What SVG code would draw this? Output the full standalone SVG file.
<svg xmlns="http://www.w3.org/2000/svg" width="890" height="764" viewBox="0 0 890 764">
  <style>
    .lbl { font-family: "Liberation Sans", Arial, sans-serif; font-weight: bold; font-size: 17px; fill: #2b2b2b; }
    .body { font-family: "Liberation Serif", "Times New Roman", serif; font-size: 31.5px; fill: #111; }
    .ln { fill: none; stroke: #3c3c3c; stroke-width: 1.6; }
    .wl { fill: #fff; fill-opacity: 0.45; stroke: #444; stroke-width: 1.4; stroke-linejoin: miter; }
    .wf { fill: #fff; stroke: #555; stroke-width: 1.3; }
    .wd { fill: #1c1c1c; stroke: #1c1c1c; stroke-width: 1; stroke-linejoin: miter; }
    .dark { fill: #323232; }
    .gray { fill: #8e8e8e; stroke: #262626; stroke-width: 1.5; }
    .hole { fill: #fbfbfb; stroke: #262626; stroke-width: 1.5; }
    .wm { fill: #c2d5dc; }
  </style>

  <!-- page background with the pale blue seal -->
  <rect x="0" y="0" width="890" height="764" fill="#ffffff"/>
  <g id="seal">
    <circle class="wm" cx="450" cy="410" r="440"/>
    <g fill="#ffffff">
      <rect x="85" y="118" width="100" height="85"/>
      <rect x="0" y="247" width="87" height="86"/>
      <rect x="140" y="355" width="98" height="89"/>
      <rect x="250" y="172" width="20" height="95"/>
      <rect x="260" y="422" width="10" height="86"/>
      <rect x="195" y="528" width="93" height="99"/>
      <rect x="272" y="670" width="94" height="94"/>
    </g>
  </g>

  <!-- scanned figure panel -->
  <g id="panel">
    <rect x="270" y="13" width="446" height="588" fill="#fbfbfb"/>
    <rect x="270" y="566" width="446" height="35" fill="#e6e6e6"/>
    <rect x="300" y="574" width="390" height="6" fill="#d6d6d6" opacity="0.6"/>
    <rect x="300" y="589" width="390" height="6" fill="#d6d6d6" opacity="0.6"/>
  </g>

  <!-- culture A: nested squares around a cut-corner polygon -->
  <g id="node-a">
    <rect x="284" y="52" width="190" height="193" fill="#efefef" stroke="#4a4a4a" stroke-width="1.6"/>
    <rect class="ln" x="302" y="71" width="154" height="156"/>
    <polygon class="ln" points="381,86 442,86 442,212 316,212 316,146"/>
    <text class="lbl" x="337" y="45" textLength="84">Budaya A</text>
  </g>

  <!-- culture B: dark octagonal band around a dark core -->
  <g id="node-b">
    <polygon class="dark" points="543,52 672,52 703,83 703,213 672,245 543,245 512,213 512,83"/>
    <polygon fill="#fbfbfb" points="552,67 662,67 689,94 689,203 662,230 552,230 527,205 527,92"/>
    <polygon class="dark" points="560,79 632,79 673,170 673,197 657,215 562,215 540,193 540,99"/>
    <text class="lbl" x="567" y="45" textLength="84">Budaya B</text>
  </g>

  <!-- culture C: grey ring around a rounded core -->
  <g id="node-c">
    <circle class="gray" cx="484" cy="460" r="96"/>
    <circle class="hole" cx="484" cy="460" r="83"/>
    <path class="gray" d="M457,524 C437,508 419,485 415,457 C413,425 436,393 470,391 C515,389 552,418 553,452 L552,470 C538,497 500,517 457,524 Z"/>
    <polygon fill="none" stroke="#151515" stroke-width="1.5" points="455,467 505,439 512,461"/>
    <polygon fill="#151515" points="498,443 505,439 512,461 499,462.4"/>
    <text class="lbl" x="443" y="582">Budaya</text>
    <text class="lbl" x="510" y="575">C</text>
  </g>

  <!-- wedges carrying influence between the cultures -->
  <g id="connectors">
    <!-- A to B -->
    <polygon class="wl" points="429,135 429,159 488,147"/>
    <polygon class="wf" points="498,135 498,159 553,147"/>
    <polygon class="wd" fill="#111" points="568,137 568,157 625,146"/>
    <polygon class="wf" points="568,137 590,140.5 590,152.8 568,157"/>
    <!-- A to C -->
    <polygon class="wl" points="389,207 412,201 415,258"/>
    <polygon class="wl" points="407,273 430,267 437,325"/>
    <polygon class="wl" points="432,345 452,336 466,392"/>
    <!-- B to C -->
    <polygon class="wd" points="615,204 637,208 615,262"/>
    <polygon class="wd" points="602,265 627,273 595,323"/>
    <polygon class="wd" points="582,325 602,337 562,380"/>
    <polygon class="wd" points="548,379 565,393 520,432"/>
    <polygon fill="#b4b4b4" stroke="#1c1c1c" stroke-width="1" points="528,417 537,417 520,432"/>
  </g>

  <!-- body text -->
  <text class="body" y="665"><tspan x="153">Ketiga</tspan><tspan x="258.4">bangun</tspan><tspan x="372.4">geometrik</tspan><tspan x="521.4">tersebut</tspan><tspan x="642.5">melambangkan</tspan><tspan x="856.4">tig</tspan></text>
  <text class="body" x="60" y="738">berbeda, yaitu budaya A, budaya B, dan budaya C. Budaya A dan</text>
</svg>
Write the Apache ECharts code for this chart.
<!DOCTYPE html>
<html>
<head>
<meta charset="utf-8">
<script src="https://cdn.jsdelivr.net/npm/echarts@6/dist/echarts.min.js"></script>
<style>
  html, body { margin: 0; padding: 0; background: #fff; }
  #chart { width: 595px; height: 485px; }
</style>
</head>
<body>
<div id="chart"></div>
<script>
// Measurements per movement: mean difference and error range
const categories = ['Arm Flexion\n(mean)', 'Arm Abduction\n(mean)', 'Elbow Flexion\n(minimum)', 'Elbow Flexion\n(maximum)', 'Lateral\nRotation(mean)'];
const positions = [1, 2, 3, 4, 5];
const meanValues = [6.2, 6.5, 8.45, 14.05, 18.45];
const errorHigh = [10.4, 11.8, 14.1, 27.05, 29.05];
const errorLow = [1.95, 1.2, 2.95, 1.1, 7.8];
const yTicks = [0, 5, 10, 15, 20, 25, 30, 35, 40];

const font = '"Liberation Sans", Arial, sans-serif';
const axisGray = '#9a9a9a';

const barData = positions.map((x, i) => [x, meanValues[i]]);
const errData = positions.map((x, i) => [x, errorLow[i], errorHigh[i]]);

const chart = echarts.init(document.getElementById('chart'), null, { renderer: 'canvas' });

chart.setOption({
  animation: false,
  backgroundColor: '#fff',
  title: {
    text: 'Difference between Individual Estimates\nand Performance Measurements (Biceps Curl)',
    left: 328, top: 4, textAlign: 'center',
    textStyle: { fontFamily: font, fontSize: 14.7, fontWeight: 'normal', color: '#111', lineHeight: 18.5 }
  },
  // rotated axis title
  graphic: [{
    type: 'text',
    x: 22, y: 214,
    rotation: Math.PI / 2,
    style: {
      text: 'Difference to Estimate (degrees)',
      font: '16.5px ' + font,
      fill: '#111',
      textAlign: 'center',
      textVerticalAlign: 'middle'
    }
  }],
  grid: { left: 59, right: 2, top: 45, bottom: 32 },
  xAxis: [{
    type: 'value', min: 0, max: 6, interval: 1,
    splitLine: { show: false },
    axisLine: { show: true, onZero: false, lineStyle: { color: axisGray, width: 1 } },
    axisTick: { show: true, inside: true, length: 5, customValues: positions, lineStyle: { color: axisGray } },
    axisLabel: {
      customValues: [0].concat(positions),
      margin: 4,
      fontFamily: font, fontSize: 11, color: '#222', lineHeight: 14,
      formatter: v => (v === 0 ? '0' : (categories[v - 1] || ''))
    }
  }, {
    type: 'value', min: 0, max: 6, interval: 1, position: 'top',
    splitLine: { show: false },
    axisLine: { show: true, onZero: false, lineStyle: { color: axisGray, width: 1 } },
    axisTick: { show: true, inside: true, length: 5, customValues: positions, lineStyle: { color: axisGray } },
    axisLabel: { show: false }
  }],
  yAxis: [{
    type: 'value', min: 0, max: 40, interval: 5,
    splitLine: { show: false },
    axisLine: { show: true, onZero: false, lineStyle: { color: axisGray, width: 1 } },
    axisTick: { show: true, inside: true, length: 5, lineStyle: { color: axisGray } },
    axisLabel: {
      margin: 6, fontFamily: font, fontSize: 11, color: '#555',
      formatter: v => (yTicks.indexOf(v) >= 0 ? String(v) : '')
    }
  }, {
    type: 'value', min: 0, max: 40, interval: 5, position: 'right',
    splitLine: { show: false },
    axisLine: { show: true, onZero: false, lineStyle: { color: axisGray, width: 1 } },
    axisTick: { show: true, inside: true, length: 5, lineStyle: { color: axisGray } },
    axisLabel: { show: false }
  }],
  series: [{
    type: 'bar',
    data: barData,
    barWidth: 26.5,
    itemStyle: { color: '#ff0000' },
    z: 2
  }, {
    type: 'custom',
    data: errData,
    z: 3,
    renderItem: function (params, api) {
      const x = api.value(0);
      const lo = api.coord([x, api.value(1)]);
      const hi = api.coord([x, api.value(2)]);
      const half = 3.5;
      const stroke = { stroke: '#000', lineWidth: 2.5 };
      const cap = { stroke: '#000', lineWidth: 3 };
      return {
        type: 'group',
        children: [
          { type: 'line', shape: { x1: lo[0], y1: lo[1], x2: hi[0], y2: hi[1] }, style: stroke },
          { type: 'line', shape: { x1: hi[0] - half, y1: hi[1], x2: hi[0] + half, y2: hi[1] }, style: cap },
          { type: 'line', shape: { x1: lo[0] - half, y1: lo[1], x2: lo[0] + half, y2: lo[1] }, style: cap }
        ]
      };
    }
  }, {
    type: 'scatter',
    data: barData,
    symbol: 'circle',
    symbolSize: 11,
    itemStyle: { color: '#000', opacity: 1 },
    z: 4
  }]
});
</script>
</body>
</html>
■ ■ ■ ■
** Task directions **
Each line that contains the word "this" counts toward the total; give only that total.

** Correct answer **
2